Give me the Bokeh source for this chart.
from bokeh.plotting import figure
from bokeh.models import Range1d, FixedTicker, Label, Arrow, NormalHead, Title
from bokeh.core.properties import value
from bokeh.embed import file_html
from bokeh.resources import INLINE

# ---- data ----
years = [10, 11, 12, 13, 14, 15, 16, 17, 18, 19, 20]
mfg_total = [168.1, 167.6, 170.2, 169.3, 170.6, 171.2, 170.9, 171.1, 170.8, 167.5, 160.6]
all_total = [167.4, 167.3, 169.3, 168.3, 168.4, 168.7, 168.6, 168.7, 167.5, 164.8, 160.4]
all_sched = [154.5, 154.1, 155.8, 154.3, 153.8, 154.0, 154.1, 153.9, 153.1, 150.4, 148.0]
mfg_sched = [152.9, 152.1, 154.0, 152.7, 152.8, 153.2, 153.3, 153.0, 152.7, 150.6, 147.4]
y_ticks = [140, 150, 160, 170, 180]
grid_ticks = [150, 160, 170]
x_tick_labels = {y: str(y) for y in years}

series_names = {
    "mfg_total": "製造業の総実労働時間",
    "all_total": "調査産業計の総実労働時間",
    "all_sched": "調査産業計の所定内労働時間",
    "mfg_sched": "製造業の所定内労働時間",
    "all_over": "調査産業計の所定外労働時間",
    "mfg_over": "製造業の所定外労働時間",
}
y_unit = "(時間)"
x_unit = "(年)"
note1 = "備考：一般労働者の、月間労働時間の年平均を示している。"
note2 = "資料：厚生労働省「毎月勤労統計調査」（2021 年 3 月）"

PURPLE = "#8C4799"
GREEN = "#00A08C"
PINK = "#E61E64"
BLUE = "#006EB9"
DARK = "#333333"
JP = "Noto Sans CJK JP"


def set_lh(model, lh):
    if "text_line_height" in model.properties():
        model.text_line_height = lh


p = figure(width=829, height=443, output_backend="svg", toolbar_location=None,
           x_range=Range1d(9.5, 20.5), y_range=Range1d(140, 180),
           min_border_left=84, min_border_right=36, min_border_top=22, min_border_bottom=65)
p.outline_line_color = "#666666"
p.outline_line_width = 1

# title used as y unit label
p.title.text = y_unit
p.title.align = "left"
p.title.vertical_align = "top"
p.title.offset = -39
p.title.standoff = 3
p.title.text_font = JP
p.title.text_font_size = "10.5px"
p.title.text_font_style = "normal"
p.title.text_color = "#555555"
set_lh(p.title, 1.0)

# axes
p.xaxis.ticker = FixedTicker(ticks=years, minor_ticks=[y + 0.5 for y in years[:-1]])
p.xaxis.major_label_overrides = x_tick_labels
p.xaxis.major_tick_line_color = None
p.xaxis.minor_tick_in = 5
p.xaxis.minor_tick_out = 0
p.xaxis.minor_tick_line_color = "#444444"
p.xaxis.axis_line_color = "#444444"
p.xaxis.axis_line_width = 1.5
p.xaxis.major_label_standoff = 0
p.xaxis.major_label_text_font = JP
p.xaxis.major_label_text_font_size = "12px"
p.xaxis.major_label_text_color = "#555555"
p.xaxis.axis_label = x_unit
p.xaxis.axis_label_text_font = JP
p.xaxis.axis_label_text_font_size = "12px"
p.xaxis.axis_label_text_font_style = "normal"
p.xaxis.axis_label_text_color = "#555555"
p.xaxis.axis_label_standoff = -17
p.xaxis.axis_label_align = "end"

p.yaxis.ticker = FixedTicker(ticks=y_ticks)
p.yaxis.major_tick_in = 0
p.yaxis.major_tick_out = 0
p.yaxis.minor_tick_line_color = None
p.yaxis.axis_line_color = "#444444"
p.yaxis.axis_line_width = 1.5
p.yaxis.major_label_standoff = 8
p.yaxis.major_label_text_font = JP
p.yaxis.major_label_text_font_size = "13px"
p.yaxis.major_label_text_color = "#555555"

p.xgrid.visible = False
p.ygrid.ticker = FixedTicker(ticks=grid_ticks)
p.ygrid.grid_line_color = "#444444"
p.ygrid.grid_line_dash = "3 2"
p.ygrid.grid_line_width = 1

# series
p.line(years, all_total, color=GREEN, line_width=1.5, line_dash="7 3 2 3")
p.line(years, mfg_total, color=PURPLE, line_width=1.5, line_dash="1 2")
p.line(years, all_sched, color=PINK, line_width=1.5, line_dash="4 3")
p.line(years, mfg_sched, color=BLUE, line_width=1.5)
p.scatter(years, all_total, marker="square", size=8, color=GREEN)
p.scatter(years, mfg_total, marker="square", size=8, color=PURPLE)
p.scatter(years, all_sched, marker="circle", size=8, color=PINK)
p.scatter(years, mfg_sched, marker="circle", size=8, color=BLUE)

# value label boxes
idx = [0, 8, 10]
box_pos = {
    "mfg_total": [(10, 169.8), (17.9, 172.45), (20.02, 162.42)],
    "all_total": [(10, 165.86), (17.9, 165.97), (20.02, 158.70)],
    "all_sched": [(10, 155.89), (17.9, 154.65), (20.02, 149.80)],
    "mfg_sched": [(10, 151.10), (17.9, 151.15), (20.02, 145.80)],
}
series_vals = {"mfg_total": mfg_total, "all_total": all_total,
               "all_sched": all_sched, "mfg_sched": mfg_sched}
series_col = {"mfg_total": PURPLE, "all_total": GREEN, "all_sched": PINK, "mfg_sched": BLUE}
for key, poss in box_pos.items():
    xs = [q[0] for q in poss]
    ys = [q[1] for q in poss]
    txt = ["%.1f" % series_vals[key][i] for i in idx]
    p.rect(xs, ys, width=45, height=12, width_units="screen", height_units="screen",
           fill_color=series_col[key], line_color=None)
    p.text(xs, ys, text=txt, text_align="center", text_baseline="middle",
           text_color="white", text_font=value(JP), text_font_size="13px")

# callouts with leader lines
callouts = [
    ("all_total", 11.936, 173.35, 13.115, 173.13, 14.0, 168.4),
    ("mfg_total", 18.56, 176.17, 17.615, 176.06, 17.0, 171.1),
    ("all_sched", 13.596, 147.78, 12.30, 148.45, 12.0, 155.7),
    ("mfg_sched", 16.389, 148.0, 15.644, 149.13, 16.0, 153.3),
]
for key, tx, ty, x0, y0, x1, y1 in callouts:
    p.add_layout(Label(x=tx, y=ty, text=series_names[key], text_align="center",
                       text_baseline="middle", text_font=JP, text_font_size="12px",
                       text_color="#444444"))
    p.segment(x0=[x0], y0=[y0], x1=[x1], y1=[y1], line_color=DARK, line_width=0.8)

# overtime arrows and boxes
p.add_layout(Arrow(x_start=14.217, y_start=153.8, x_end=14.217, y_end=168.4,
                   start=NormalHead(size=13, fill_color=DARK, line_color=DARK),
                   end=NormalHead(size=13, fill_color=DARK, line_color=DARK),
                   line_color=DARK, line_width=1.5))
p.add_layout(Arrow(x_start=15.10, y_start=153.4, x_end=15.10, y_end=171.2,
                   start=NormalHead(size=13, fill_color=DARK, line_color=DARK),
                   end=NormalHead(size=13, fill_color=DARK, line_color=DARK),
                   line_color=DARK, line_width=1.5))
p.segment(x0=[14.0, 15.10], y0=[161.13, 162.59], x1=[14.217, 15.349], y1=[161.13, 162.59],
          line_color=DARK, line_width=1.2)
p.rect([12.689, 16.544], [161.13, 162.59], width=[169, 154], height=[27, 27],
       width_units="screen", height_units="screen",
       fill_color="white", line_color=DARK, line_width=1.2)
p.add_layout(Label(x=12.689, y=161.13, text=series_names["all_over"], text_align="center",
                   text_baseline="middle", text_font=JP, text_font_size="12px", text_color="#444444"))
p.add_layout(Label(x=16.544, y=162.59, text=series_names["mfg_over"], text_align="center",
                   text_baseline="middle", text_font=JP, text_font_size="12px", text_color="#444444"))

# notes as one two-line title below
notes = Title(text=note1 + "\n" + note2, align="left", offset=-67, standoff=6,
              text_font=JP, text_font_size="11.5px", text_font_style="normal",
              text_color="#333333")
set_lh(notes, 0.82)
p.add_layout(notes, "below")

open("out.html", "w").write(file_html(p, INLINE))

***

From the very first line of the data through the line with "from bokeh.resources import INLINE" in it, please reproduce each line exactly and output nothing more.

Give me the Bokeh source for this chart.
from bokeh.plotting import figure
from bokeh.models import Range1d, FixedTicker, Label, Arrow, NormalHead, Title
from bokeh.core.properties import value
from bokeh.embed import file_html
from bokeh.resources import INLINE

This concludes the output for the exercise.